_Direction_
Write the data out again exactly, dropping any images it holds.

_Recorded data_
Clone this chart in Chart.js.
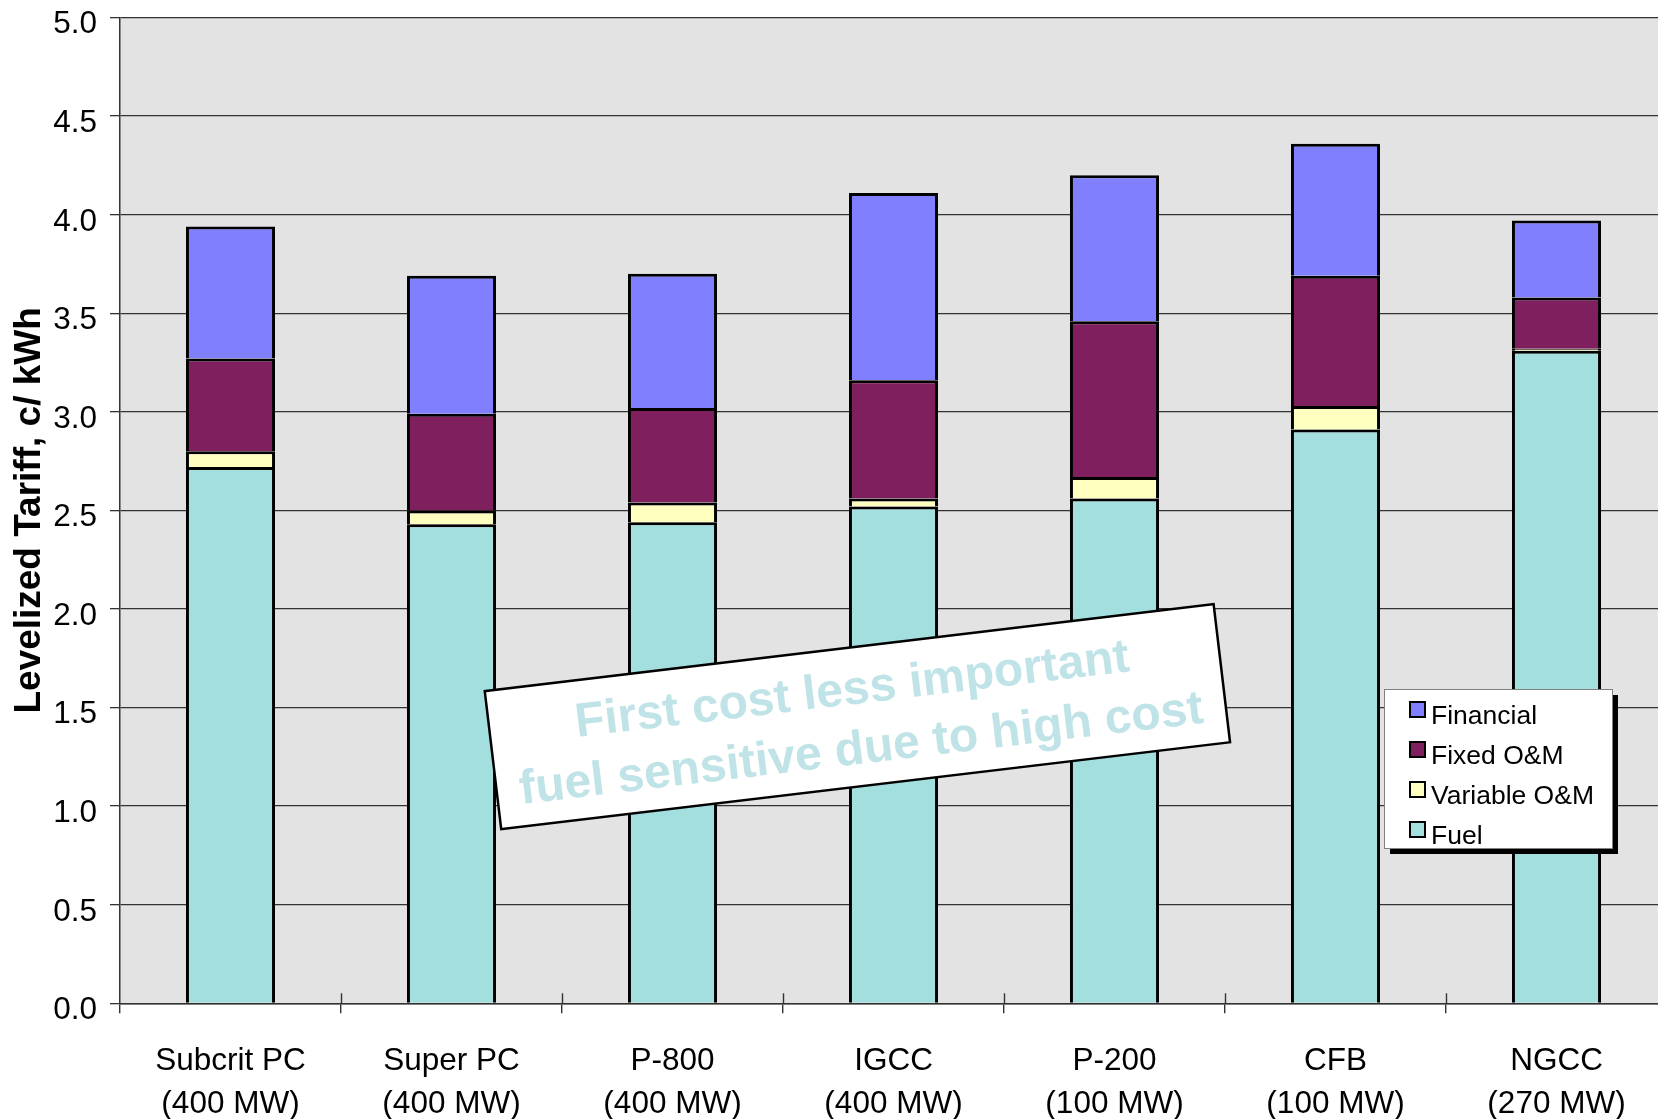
<!DOCTYPE html>
<html>
<head>
<meta charset="utf-8">
<script src="https://cdn.jsdelivr.net/npm/chart.js@4/dist/chart.umd.min.js"></script>
<style>
  html, body { margin: 0; padding: 0; background: #ffffff; overflow: hidden; }
  #wrap { width: 1658px; height: 1119px; overflow: hidden; }
  canvas { display: block; }
</style>
</head>
<body>
<div id="wrap"><canvas id="c" width="1670" height="1119"></canvas></div>
<script>
// Plant types and their unit sizes (two-line category labels)
const plants = ['Subcrit PC', 'Super PC', 'P-800', 'IGCC', 'P-200', 'CFB', 'NGCC'];
const capacities = ['(400 MW)', '(400 MW)', '(400 MW)', '(400 MW)', '(100 MW)', '(100 MW)', '(270 MW)'];

// Levelized tariff components, c/kWh (stacked bottom to top)
const fuel        = [2.72, 2.43, 2.44, 2.52, 2.56, 2.91, 3.31];
const variableOM  = [0.08, 0.07, 0.10, 0.04, 0.11, 0.12, 0.01];
const fixedOM     = [0.47, 0.49, 0.48, 0.60, 0.79, 0.66, 0.26];
const financial   = [0.67, 0.70, 0.68, 0.95, 0.74, 0.67, 0.39];

// Value axis ticks
const yTicks = [0.0, 0.5, 1.0, 1.5, 2.0, 2.5, 3.0, 3.5, 4.0, 4.5, 5.0];

const axisTitle = 'Levelized Tariff, c/ kWh';
const noteLines = ['First cost less important', 'fuel sensitive due to high cost'];

const FONT = '"Liberation Sans", Arial, Helvetica, sans-serif';

// Grey plot background
const plotBackground = {
  id: 'plotBackground',
  beforeDraw(chart) {
    const { ctx, chartArea: a } = chart;
    ctx.save();
    ctx.fillStyle = '#e3e3e3';
    ctx.fillRect(a.left, a.top, a.right - a.left, a.bottom - a.top);
    ctx.restore();
  }
};

// Category separators also poke a little above the baseline
const innerTicks = {
  id: 'innerTicks',
  afterDatasetsDraw(chart) {
    const { ctx, chartArea: a } = chart;
    const x = chart.scales.x;
    ctx.save();
    ctx.strokeStyle = '#333';
    ctx.lineWidth = 1.4;
    for (let i = 1; i < plants.length; i++) {
      const px = Math.round((x.getPixelForTick(i - 1) + x.getPixelForTick(i)) / 2) + 0.5;
      ctx.beginPath();
      ctx.moveTo(px, a.bottom - 10);
      ctx.lineTo(px, a.bottom);
      ctx.stroke();
    }
    ctx.restore();
  }
};

// Legend box with drop shadow, series listed top of stack first
const boxLegend = {
  id: 'boxLegend',
  afterDraw(chart) {
    const { ctx } = chart;
    const bx = 1384, by = 689, bw = 228, bh = 159;
    ctx.save();
    ctx.fillStyle = '#000';
    ctx.fillRect(bx + 6, by + 6, bw, bh);
    ctx.fillStyle = '#fff';
    ctx.fillRect(bx, by, bw, bh);
    ctx.strokeStyle = '#808080';
    ctx.lineWidth = 1;
    ctx.strokeRect(bx + 0.5, by + 0.5, bw, bh);
    const items = chart.data.datasets.slice().reverse();
    ctx.font = '26.5px ' + FONT;
    ctx.textBaseline = 'alphabetic';
    ctx.textAlign = 'left';
    items.forEach((ds, i) => {
      const sy = by + 12 + i * 40;
      ctx.fillStyle = ds.backgroundColor;
      ctx.fillRect(1409, sy, 17, 17);
      ctx.strokeStyle = '#000';
      ctx.lineWidth = 2;
      ctx.strokeRect(1410, sy + 1, 15, 15);
      ctx.fillStyle = '#000';
      ctx.fillText(ds.label, 1431, by + 35 + i * 40);
    });
    ctx.restore();
  }
};

// Tilted call-out box
const tiltedNote = {
  id: 'tiltedNote',
  afterDraw(chart) {
    const { ctx } = chart;
    const cx = 857.4, cy = 716.7, w = 734, h = 139;
    ctx.save();
    ctx.translate(cx, cy);
    ctx.rotate(-6.8 * Math.PI / 180);
    ctx.fillStyle = '#ffffff';
    ctx.fillRect(-w / 2, -h / 2, w, h);
    ctx.strokeStyle = '#000';
    ctx.lineWidth = 2.5;
    ctx.strokeRect(-w / 2, -h / 2, w, h);
    ctx.fillStyle = '#bfe3e6';
    ctx.font = 'bold 48px ' + FONT;
    ctx.textAlign = 'center';
    ctx.textBaseline = 'alphabetic';
    ctx.fillText(noteLines[0], -2, -13);
    ctx.fillText(noteLines[1], 0, 47);
    ctx.restore();
  }
};

const series = [
  { label: 'Fuel',         data: fuel,       color: '#a4dfe0' },
  { label: 'Variable O&M', data: variableOM, color: '#ffffc0' },
  { label: 'Fixed O&M',    data: fixedOM,    color: '#801f5e' },
  { label: 'Financial',    data: financial,  color: '#8080ff' }
];

new Chart(document.getElementById('c'), {
  type: 'bar',
  data: {
    labels: plants.map((p, i) => [p, capacities[i]]),
    datasets: series.map(s => ({
      label: s.label,
      data: s.data,
      backgroundColor: s.color,
      borderColor: '#000',
      borderWidth: 3,
      borderSkipped: 'start',
      barPercentage: 0.403,
      categoryPercentage: 1.0
    }))
  },
  options: {
    responsive: false,
    animation: false,
    devicePixelRatio: 1,
    layout: { padding: { top: 17.5, right: 3, left: 0, bottom: 0 } },
    plugins: {
      legend: { display: false },
      tooltip: { enabled: false }
    },
    scales: {
      x: {
        stacked: true,
        offset: true,
        grid: {
          offset: true,
          drawOnChartArea: false,
          drawTicks: true,
          tickLength: 10,
          color: '#333',
          lineWidth: 1.4
        },
        border: { display: true, color: '#333', width: 1.5 },
        ticks: {
          color: '#000',
          padding: 27.3,
          maxRotation: 0,
          autoSkip: false,
          font: { family: FONT, size: 31.5, lineHeight: 1.34 }
        },
        afterFit(scale) {
          scale.height = 115.7;
          scale.paddingLeft = 0;
          scale.paddingRight = 0;
        }
      },
      y: {
        stacked: true,
        min: 0,
        max: 5,
        afterBuildTicks(scale) { scale.ticks = yTicks.map(v => ({ value: v })); },
        grid: {
          drawOnChartArea: true,
          drawTicks: true,
          tickLength: 10,
          color: '#333',
          lineWidth: 1.3
        },
        border: { display: true, color: '#333', width: 1.5 },
        ticks: {
          color: '#000',
          padding: 13,
          // empty first line nudges each value label slightly below its grid line
          callback: v => ['', Number(v).toFixed(1)],
          font: { family: FONT, size: 31.5, lineHeight: 0.46 }
        },
        title: {
          display: true,
          text: axisTitle,
          color: '#000',
          padding: { top: 8, bottom: 0 },
          font: { family: FONT, size: 37, weight: 'bold', lineHeight: 1.2 }
        },
        afterFit(scale) {
          scale.width = 120;
          scale.paddingTop = 0;
          scale.paddingBottom = 0;
        }
      }
    }
  },
  plugins: [plotBackground, innerTicks, boxLegend, tiltedNote]
});
</script>
</body>
</html>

_Expected answer_
Clone this chart in Chart.js.
<!DOCTYPE html>
<html>
<head>
<meta charset="utf-8">
<script src="https://cdn.jsdelivr.net/npm/chart.js@4/dist/chart.umd.min.js"></script>
<style>
  html, body { margin: 0; padding: 0; background: #ffffff; overflow: hidden; }
  #wrap { width: 1658px; height: 1119px; overflow: hidden; }
  canvas { display: block; }
</style>
</head>
<body>
<div id="wrap"><canvas id="c" width="1670" height="1119"></canvas></div>
<script>
// Plant types and their unit sizes (two-line category labels)
const plants = ['Subcrit PC', 'Super PC', 'P-800', 'IGCC', 'P-200', 'CFB', 'NGCC'];
const capacities = ['(400 MW)', '(400 MW)', '(400 MW)', '(400 MW)', '(100 MW)', '(100 MW)', '(270 MW)'];

// Levelized tariff components, c/kWh (stacked bottom to top)
const fuel        = [2.72, 2.43, 2.44, 2.52, 2.56, 2.91, 3.31];
const variableOM  = [0.08, 0.07, 0.10, 0.04, 0.11, 0.12, 0.01];
const fixedOM     = [0.47, 0.49, 0.48, 0.60, 0.79, 0.66, 0.26];
const financial   = [0.67, 0.70, 0.68, 0.95, 0.74, 0.67, 0.39];

// Value axis ticks
const yTicks = [0.0, 0.5, 1.0, 1.5, 2.0, 2.5, 3.0, 3.5, 4.0, 4.5, 5.0];

const axisTitle = 'Levelized Tariff, c/ kWh';
const noteLines = ['First cost less important', 'fuel sensitive due to high cost'];

const FONT = '"Liberation Sans", Arial, Helvetica, sans-serif';

// Grey plot background
const plotBackground = {
  id: 'plotBackground',
  beforeDraw(chart) {
    const { ctx, chartArea: a } = chart;
    ctx.save();
    ctx.fillStyle = '#e3e3e3';
    ctx.fillRect(a.left, a.top, a.right - a.left, a.bottom - a.top);
    ctx.restore();
  }
};

// Category separators also poke a little above the baseline
const innerTicks = {
  id: 'innerTicks',
  afterDatasetsDraw(chart) {
    const { ctx, chartArea: a } = chart;
    const x = chart.scales.x;
    ctx.save();
    ctx.strokeStyle = '#333';
    ctx.lineWidth = 1.4;
    for (let i = 1; i < plants.length; i++) {
      const px = Math.round((x.getPixelForTick(i - 1) + x.getPixelForTick(i)) / 2) + 0.5;
      ctx.beginPath();
      ctx.moveTo(px, a.bottom - 10);
      ctx.lineTo(px, a.bottom);
      ctx.stroke();
    }
    ctx.restore();
  }
};

// Legend box with drop shadow, series listed top of stack first
const boxLegend = {
  id: 'boxLegend',
  afterDraw(chart) {
    const { ctx } = chart;
    const bx = 1384, by = 689, bw = 228, bh = 159;
    ctx.save();
    ctx.fillStyle = '#000';
    ctx.fillRect(bx + 6, by + 6, bw, bh);
    ctx.fillStyle = '#fff';
    ctx.fillRect(bx, by, bw, bh);
    ctx.strokeStyle = '#808080';
    ctx.lineWidth = 1;
    ctx.strokeRect(bx + 0.5, by + 0.5, bw, bh);
    const items = chart.data.datasets.slice().reverse();
    ctx.font = '26.5px ' + FONT;
    ctx.textBaseline = 'alphabetic';
    ctx.textAlign = 'left';
    items.forEach((ds, i) => {
      const sy = by + 12 + i * 40;
      ctx.fillStyle = ds.backgroundColor;
      ctx.fillRect(1409, sy, 17, 17);
      ctx.strokeStyle = '#000';
      ctx.lineWidth = 2;
      ctx.strokeRect(1410, sy + 1, 15, 15);
      ctx.fillStyle = '#000';
      ctx.fillText(ds.label, 1431, by + 35 + i * 40);
    });
    ctx.restore();
  }
};

// Tilted call-out box
const tiltedNote = {
  id: 'tiltedNote',
  afterDraw(chart) {
    const { ctx } = chart;
    const cx = 857.4, cy = 716.7, w = 734, h = 139;
    ctx.save();
    ctx.translate(cx, cy);
    ctx.rotate(-6.8 * Math.PI / 180);
    ctx.fillStyle = '#ffffff';
    ctx.fillRect(-w / 2, -h / 2, w, h);
    ctx.strokeStyle = '#000';
    ctx.lineWidth = 2.5;
    ctx.strokeRect(-w / 2, -h / 2, w, h);
    ctx.fillStyle = '#bfe3e6';
    ctx.font = 'bold 48px ' + FONT;
    ctx.textAlign = 'center';
    ctx.textBaseline = 'alphabetic';
    ctx.fillText(noteLines[0], -2, -13);
    ctx.fillText(noteLines[1], 0, 47);
    ctx.restore();
  }
};

const series = [
  { label: 'Fuel',         data: fuel,       color: '#a4dfe0' },
  { label: 'Variable O&M', data: variableOM, color: '#ffffc0' },
  { label: 'Fixed O&M',    data: fixedOM,    color: '#801f5e' },
  { label: 'Financial',    data: financial,  color: '#8080ff' }
];

new Chart(document.getElementById('c'), {
  type: 'bar',
  data: {
    labels: plants.map((p, i) => [p, capacities[i]]),
    datasets: series.map(s => ({
      label: s.label,
      data: s.data,
      backgroundColor: s.color,
      borderColor: '#000',
      borderWidth: 3,
      borderSkipped: 'start',
      barPercentage: 0.403,
      categoryPercentage: 1.0
    }))
  },
  options: {
    responsive: false,
    animation: false,
    devicePixelRatio: 1,
    layout: { padding: { top: 17.5, right: 3, left: 0, bottom: 0 } },
    plugins: {
      legend: { display: false },
      tooltip: { enabled: false }
    },
    scales: {
      x: {
        stacked: true,
        offset: true,
        grid: {
          offset: true,
          drawOnChartArea: false,
          drawTicks: true,
          tickLength: 10,
          color: '#333',
          lineWidth: 1.4
        },
        border: { display: true, color: '#333', width: 1.5 },
        ticks: {
          color: '#000',
          padding: 27.3,
          maxRotation: 0,
          autoSkip: false,
          font: { family: FONT, size: 31.5, lineHeight: 1.34 }
        },
        afterFit(scale) {
          scale.height = 115.7;
          scale.paddingLeft = 0;
          scale.paddingRight = 0;
        }
      },
      y: {
        stacked: true,
        min: 0,
        max: 5,
        afterBuildTicks(scale) { scale.ticks = yTicks.map(v => ({ value: v })); },
        grid: {
          drawOnChartArea: true,
          drawTicks: true,
          tickLength: 10,
          color: '#333',
          lineWidth: 1.3
        },
        border: { display: true, color: '#333', width: 1.5 },
        ticks: {
          color: '#000',
          padding: 13,
          // empty first line nudges each value label slightly below its grid line
          callback: v => ['', Number(v).toFixed(1)],
          font: { family: FONT, size: 31.5, lineHeight: 0.46 }
        },
        title: {
          display: true,
          text: axisTitle,
          color: '#000',
          padding: { top: 8, bottom: 0 },
          font: { family: FONT, size: 37, weight: 'bold', lineHeight: 1.2 }
        },
        afterFit(scale) {
          scale.width = 120;
          scale.paddingTop = 0;
          scale.paddingBottom = 0;
        }
      }
    }
  },
  plugins: [plotBackground, innerTicks, boxLegend, tiltedNote]
});
</script>
</body>
</html>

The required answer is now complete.